**** RECORDED INFORMATION
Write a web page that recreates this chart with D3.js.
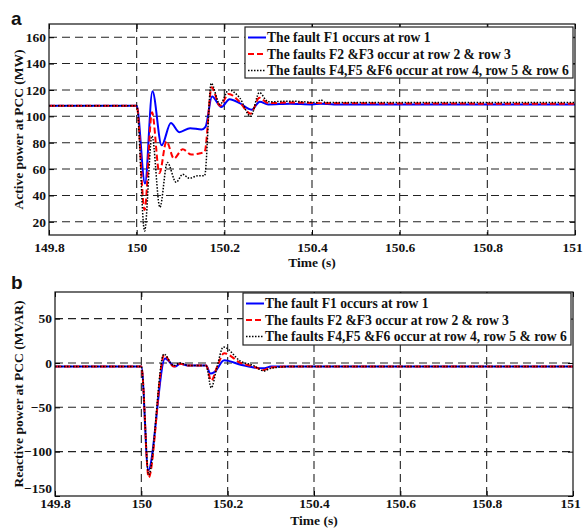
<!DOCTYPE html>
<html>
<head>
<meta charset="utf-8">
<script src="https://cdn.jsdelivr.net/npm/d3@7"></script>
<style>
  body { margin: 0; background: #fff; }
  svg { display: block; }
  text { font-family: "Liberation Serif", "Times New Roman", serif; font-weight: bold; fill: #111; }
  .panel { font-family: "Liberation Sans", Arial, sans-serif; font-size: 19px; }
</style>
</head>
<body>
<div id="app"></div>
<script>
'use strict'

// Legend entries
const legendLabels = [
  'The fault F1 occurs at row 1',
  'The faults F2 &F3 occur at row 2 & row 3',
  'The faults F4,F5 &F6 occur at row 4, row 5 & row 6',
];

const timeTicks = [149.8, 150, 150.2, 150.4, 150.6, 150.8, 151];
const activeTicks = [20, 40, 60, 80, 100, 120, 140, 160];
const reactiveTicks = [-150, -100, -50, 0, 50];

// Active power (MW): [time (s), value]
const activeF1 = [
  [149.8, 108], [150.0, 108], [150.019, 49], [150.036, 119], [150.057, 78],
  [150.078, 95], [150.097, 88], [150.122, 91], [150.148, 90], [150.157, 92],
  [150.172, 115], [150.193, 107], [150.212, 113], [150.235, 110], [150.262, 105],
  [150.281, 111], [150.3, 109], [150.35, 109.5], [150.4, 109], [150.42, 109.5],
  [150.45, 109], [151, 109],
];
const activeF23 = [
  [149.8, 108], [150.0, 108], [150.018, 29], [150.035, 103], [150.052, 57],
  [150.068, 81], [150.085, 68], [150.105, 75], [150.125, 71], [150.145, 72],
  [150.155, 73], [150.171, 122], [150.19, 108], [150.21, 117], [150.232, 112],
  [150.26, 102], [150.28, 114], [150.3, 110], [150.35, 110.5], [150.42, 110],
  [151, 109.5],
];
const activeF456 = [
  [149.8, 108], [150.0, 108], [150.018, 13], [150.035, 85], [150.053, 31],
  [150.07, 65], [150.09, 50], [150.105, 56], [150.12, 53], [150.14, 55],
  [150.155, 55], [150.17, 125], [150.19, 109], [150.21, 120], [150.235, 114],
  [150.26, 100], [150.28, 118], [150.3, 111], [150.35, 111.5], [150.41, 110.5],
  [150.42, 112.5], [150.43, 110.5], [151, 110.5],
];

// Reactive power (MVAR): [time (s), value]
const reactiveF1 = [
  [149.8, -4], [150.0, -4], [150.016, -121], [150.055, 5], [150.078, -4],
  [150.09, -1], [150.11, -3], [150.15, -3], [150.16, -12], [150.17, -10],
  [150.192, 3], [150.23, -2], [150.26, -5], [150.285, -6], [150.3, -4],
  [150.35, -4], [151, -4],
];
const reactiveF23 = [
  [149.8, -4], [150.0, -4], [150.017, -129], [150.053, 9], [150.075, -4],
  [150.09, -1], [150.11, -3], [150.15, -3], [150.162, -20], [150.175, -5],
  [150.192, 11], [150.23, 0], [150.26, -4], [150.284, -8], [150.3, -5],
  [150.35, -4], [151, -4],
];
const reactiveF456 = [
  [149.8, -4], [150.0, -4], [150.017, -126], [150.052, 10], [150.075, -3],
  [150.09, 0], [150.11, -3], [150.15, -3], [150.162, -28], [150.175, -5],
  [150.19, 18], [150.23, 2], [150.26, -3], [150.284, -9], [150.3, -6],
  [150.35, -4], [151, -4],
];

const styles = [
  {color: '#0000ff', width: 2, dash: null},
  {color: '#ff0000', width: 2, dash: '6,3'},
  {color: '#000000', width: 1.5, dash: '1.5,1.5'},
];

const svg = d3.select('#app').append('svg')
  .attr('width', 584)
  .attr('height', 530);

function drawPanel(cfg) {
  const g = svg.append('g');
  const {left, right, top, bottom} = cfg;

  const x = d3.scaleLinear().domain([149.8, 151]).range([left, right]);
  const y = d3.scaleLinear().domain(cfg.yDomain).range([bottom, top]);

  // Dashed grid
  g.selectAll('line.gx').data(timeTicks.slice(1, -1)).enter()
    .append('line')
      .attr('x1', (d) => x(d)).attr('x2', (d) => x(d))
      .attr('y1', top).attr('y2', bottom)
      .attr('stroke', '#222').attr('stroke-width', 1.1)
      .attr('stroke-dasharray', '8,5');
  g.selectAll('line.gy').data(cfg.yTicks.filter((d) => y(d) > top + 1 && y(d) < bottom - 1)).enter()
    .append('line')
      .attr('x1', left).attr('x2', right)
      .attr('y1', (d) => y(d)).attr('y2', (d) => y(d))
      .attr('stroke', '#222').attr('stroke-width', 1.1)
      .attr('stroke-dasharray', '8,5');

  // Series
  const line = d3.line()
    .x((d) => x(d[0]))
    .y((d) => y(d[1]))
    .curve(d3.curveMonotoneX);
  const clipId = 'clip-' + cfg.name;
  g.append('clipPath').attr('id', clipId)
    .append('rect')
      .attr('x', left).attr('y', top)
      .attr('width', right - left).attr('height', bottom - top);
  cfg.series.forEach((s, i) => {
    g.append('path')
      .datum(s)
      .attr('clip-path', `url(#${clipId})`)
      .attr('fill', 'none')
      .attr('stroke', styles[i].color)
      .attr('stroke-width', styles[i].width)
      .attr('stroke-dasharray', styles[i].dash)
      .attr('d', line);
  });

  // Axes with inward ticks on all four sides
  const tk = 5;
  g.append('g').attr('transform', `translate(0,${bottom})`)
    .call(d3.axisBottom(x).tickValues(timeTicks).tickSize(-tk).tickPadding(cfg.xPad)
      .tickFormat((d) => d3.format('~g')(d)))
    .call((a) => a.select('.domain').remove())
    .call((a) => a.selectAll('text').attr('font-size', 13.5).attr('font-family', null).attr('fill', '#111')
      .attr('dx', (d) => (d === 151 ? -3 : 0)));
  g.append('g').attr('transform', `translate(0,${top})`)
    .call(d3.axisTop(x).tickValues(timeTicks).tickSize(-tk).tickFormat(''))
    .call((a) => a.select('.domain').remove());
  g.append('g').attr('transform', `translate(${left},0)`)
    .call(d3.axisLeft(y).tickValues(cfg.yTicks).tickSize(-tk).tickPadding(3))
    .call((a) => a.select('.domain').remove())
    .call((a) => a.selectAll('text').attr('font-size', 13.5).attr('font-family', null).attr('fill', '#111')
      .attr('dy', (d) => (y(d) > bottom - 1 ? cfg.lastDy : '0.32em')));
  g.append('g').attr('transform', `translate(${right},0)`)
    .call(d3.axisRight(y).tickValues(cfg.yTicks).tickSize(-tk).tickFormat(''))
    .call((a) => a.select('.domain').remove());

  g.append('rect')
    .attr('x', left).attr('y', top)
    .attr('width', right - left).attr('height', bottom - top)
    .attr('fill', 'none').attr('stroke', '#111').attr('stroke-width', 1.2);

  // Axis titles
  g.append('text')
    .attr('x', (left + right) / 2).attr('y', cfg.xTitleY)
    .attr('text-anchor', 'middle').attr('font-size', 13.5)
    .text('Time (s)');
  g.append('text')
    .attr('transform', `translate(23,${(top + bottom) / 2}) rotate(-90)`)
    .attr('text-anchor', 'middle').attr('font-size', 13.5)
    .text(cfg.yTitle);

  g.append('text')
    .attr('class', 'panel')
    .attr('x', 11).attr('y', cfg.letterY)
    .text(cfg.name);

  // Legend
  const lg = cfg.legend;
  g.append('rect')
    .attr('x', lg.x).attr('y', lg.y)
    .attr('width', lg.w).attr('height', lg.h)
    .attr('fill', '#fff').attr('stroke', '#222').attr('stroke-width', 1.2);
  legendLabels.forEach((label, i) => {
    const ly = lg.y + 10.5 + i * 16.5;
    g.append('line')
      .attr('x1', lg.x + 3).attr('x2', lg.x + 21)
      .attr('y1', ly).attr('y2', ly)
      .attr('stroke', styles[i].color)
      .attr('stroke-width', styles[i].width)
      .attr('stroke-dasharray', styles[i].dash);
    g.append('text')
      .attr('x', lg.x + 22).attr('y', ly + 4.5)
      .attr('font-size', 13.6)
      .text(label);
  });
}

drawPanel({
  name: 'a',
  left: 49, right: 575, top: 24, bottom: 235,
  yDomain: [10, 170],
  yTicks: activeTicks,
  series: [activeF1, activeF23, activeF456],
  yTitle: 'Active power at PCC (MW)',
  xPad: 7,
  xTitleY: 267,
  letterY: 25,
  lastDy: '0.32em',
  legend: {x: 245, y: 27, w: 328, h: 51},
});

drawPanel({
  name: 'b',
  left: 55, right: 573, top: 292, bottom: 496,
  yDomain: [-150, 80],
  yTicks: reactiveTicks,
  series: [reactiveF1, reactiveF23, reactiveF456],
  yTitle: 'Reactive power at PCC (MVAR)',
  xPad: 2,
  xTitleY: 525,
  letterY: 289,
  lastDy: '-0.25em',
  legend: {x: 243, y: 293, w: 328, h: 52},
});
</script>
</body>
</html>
********
* SET EXERCISE *
Copy nothing but the lines from the top of the material through the line holding "const reactiveTicks = [-150, -100, -50, 0, 50];", exactly as written; omit pictures.

* TASK ANSWER *
Write a web page that recreates this chart with D3.js.
<!DOCTYPE html>
<html>
<head>
<meta charset="utf-8">
<script src="https://cdn.jsdelivr.net/npm/d3@7"></script>
<style>
  body { margin: 0; background: #fff; }
  svg { display: block; }
  text { font-family: "Liberation Serif", "Times New Roman", serif; font-weight: bold; fill: #111; }
  .panel { font-family: "Liberation Sans", Arial, sans-serif; font-size: 19px; }
</style>
</head>
<body>
<div id="app"></div>
<script>
'use strict'

// Legend entries
const legendLabels = [
  'The fault F1 occurs at row 1',
  'The faults F2 &F3 occur at row 2 & row 3',
  'The faults F4,F5 &F6 occur at row 4, row 5 & row 6',
];

const timeTicks = [149.8, 150, 150.2, 150.4, 150.6, 150.8, 151];
const activeTicks = [20, 40, 60, 80, 100, 120, 140, 160];
const reactiveTicks = [-150, -100, -50, 0, 50];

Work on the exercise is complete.